### STATED EXERCISE
Nothing outside the lines from the one containing "Write a component" through the one containing "YAxis, CartesianGrid, ReferenceArea" should be copied, and no pictures either. Copy those lines exactly.
──────────────────────────────
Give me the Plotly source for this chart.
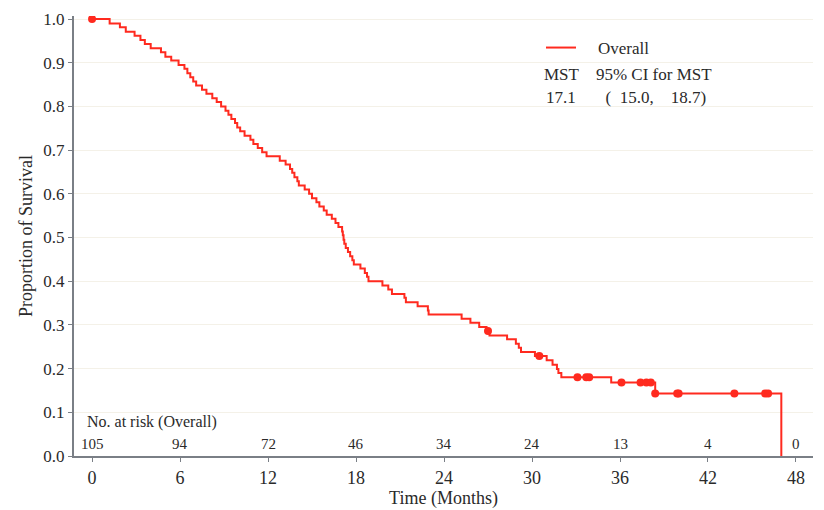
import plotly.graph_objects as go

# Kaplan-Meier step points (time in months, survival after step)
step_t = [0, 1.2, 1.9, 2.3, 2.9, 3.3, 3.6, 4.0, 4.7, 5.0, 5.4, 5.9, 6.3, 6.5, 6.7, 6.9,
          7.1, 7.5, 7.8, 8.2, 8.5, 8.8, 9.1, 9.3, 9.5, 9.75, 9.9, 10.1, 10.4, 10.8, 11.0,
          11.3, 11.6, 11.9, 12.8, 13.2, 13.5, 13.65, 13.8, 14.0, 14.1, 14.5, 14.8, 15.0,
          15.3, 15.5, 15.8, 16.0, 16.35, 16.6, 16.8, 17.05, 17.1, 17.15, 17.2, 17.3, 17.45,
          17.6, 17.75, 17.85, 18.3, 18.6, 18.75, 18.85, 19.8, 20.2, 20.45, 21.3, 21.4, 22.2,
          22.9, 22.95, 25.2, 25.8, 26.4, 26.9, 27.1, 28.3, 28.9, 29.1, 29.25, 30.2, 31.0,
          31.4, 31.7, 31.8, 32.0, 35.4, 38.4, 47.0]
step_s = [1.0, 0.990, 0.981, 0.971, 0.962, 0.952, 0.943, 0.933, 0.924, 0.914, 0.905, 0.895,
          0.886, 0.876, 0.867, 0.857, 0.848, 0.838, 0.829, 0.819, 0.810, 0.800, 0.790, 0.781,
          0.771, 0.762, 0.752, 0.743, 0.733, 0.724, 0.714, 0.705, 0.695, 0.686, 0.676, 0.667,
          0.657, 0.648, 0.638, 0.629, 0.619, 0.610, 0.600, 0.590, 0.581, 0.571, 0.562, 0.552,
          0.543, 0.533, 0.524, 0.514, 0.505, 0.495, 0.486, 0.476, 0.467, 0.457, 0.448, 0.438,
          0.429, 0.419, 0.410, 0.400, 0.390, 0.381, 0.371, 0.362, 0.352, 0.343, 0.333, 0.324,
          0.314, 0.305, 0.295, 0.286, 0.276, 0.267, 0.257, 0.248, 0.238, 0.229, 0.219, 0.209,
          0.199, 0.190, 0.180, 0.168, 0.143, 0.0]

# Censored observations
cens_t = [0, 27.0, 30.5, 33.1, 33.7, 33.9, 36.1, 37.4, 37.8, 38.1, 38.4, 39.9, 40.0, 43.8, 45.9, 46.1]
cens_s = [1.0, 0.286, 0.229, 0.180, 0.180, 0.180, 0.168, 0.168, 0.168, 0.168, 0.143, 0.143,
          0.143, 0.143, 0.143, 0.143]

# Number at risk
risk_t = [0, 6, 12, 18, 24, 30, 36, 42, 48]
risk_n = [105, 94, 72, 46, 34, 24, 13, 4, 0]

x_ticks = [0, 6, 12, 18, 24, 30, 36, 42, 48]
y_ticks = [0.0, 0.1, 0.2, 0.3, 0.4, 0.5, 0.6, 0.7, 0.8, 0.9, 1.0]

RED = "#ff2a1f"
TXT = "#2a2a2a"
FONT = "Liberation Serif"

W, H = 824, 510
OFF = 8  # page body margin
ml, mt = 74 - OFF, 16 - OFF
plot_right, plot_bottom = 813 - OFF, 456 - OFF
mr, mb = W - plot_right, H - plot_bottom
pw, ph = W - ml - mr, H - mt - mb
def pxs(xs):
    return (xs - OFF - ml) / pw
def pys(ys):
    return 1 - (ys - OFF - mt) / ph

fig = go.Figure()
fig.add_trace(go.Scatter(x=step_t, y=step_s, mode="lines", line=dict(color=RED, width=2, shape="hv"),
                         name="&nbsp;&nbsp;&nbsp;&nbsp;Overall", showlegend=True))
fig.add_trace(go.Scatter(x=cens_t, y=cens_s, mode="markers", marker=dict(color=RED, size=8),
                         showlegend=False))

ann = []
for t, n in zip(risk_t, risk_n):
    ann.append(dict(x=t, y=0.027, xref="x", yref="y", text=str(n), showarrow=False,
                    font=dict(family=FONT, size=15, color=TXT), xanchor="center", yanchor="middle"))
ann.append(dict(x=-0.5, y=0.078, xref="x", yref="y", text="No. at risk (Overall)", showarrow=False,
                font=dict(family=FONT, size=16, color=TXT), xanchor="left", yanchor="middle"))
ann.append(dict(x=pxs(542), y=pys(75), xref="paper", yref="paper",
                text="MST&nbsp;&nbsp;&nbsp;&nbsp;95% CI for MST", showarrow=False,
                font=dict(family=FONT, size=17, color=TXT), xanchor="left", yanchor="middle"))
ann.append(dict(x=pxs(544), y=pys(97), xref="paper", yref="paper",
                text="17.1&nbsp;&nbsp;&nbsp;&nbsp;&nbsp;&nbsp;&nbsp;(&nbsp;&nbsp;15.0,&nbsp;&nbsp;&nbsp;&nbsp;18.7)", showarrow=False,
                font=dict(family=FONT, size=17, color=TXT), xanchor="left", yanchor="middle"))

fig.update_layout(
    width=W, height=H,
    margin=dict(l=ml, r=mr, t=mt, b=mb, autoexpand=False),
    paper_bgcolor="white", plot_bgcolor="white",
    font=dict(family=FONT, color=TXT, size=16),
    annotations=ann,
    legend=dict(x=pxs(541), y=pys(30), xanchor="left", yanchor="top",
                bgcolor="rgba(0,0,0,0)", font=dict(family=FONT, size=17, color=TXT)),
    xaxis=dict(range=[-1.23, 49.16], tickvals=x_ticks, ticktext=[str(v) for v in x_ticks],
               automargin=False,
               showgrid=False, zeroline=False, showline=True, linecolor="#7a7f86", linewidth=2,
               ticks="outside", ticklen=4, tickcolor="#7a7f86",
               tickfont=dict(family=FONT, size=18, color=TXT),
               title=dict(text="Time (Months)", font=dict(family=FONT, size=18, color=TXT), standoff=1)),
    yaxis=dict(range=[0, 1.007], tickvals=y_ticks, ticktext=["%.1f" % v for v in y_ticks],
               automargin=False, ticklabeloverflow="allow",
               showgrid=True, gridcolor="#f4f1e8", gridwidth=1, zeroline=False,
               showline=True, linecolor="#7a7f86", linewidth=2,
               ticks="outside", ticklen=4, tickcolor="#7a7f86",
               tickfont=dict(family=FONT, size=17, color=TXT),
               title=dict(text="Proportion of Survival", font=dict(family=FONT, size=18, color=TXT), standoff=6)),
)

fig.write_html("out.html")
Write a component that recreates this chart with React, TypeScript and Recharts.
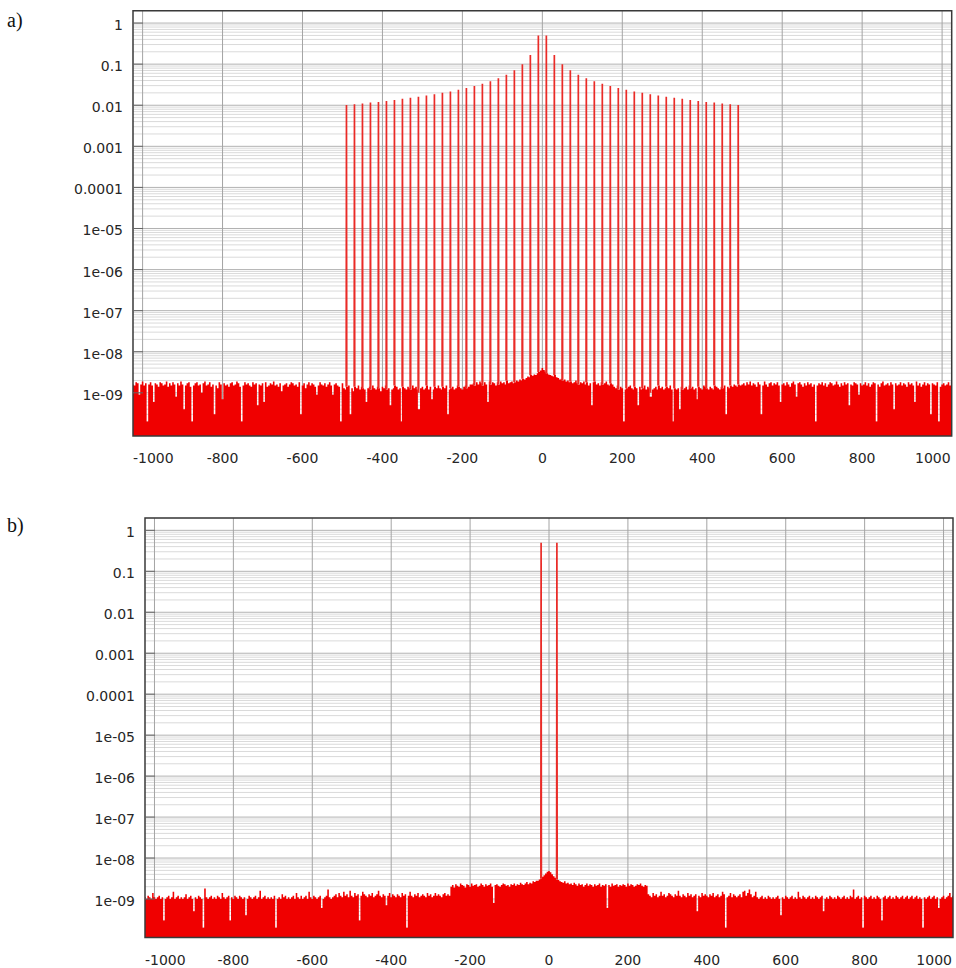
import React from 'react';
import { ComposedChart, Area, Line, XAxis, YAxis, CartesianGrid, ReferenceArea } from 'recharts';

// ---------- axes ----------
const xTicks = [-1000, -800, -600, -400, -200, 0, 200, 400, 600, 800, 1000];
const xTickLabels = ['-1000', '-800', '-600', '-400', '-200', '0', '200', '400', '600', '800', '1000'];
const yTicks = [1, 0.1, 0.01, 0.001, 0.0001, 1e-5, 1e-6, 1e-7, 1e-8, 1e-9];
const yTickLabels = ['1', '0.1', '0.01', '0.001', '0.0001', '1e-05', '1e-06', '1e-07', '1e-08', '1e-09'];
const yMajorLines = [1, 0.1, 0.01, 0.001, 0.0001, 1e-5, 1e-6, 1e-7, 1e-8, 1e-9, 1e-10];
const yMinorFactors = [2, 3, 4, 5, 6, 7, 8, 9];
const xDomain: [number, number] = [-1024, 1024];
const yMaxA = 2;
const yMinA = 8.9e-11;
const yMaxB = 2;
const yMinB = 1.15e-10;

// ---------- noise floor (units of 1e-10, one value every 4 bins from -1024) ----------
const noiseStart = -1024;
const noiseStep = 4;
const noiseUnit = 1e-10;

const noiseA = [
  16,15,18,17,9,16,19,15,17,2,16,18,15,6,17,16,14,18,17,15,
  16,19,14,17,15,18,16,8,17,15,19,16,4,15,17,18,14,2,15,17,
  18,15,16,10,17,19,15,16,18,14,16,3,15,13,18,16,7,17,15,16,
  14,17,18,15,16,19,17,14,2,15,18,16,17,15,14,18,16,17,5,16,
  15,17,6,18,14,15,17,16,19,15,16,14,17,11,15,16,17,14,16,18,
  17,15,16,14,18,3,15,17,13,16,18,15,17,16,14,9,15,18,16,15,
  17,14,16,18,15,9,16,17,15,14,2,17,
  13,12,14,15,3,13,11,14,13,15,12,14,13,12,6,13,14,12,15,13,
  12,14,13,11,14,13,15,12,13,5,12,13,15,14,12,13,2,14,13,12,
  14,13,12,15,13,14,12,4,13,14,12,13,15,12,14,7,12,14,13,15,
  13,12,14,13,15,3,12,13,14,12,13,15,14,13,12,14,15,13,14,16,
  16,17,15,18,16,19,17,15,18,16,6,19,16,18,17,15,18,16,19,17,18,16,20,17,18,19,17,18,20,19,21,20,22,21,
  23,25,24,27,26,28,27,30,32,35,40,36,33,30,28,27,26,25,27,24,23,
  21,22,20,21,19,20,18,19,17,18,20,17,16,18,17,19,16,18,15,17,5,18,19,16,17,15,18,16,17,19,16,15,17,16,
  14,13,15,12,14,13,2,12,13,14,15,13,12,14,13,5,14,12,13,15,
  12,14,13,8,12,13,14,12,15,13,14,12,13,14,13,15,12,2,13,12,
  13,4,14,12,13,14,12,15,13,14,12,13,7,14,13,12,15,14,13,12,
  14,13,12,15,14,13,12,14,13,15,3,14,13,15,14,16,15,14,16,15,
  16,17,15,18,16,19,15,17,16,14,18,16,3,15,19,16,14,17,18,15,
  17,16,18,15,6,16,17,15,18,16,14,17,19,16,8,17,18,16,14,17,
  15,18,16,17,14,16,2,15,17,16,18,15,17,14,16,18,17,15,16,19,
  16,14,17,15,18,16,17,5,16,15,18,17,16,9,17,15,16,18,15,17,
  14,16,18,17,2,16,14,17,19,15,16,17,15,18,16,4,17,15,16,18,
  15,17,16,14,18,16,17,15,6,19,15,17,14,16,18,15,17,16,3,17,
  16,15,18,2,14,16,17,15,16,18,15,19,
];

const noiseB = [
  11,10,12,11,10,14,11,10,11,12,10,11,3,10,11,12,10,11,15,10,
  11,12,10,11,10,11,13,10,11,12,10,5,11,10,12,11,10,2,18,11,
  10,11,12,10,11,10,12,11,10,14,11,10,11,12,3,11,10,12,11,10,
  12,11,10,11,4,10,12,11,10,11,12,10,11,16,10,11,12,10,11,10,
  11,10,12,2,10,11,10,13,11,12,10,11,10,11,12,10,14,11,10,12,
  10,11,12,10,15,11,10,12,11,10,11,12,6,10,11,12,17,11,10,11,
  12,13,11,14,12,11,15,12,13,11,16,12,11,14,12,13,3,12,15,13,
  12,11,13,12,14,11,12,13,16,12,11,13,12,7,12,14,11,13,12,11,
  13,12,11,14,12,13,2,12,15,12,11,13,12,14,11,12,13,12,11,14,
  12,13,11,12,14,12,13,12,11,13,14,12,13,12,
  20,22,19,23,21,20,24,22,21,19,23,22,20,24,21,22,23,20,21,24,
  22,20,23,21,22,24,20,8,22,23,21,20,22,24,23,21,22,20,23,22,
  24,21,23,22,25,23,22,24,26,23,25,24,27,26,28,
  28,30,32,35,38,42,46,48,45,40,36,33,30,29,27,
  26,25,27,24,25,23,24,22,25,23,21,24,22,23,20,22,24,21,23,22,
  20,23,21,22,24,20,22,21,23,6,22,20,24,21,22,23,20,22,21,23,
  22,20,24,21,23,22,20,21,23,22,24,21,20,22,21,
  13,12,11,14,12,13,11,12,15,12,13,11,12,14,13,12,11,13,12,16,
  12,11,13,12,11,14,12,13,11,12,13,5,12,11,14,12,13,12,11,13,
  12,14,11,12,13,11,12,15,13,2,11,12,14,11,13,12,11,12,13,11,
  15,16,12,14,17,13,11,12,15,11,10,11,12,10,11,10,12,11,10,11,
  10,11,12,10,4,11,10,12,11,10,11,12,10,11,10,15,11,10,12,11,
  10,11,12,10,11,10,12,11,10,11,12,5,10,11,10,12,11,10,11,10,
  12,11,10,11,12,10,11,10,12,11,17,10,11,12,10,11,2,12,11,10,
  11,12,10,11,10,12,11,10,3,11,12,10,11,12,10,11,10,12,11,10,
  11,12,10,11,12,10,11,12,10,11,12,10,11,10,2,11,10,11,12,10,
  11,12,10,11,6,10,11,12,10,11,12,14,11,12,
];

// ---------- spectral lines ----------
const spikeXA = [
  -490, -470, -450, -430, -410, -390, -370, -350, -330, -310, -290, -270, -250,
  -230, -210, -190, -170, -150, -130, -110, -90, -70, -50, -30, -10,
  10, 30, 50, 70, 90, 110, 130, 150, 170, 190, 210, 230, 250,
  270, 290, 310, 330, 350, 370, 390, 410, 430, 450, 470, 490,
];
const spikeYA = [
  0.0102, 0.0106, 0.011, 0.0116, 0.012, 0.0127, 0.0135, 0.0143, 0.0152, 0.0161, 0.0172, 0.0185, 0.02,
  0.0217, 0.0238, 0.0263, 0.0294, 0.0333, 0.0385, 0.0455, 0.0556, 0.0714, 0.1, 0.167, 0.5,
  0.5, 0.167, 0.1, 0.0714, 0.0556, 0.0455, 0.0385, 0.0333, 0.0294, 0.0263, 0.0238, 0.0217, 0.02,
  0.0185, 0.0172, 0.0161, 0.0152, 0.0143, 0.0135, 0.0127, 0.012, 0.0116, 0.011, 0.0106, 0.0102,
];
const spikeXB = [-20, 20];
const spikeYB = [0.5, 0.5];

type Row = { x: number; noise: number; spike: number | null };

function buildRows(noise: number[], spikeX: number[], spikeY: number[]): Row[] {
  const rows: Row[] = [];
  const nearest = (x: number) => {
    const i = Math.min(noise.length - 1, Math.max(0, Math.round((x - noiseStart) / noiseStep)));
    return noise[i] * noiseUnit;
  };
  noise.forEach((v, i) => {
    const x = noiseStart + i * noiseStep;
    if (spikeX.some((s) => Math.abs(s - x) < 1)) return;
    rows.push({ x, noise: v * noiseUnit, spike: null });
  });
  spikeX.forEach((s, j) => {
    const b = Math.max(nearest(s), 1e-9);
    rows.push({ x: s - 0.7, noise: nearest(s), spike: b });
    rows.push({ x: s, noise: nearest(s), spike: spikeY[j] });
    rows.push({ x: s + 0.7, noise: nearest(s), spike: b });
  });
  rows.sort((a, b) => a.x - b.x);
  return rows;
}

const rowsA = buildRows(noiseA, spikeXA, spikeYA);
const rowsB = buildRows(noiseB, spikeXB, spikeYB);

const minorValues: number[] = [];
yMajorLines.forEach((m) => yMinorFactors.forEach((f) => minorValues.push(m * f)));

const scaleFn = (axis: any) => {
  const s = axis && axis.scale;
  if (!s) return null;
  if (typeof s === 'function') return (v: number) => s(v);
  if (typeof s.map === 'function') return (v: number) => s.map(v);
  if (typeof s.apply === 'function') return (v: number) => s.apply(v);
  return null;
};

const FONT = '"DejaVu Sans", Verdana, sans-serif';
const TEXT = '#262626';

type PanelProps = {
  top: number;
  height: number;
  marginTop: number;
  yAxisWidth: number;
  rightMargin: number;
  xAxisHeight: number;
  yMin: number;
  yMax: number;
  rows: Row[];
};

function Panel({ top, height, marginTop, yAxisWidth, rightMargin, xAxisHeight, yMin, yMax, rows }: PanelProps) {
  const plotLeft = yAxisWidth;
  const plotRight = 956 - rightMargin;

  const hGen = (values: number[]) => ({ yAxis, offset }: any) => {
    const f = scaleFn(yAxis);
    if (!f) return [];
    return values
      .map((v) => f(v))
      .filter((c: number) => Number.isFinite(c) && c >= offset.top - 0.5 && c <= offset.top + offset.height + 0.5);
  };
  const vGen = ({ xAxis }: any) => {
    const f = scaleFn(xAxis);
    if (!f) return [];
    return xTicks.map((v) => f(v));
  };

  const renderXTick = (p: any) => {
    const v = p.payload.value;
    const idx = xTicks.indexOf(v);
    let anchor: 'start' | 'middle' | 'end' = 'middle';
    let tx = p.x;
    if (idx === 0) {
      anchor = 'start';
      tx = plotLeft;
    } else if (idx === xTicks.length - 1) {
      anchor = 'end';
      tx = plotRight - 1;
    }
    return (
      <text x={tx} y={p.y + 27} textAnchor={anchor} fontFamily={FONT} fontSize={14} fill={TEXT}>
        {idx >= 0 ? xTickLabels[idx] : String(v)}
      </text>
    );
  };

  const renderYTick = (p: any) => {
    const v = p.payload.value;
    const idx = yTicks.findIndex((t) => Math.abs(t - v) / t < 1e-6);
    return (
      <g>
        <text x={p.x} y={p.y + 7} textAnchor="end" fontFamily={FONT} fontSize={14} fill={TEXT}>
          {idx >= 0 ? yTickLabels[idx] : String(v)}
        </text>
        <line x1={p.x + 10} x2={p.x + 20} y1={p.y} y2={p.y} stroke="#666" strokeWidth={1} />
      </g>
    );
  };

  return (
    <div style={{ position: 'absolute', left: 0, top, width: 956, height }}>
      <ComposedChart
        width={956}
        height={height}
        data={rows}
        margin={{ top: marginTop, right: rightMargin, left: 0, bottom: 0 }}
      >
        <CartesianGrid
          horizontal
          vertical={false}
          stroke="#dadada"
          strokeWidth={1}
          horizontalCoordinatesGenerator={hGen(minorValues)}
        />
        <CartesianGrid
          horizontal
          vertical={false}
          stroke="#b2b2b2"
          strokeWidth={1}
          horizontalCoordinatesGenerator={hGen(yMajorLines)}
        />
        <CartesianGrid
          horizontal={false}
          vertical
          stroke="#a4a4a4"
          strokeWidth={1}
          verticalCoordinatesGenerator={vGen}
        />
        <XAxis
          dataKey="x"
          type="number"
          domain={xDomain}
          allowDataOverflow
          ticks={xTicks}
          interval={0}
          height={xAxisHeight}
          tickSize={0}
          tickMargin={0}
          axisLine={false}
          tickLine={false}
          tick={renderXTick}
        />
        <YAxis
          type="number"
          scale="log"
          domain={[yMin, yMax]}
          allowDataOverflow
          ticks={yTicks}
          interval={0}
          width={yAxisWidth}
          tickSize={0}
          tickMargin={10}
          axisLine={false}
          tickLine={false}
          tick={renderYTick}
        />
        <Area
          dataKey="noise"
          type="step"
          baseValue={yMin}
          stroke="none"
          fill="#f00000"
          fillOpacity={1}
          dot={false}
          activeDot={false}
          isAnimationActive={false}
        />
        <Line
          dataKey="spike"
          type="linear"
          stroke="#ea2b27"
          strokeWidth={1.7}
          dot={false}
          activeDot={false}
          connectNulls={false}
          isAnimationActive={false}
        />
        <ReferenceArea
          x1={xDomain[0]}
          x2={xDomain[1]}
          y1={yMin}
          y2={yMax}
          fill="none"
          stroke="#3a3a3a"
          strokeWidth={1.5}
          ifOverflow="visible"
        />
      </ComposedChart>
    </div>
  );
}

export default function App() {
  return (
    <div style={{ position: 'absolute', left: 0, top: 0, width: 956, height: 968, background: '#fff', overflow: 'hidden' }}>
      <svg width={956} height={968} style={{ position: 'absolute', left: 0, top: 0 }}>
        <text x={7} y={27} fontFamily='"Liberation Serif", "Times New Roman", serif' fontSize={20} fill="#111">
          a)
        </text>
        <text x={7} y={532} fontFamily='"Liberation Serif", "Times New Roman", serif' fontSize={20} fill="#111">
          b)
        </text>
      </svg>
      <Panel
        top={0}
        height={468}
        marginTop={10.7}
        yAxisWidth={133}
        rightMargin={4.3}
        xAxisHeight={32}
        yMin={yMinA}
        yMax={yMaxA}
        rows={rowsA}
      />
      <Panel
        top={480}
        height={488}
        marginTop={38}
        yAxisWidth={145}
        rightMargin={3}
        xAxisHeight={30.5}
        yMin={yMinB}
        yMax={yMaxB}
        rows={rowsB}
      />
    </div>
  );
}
──────────────────────────────
### ANSWER TO THE EXERCISE
Write a component that recreates this chart with React, TypeScript and Recharts.
import React from 'react';
import { ComposedChart, Area, Line, XAxis, YAxis, CartesianGrid, ReferenceArea } from 'recharts';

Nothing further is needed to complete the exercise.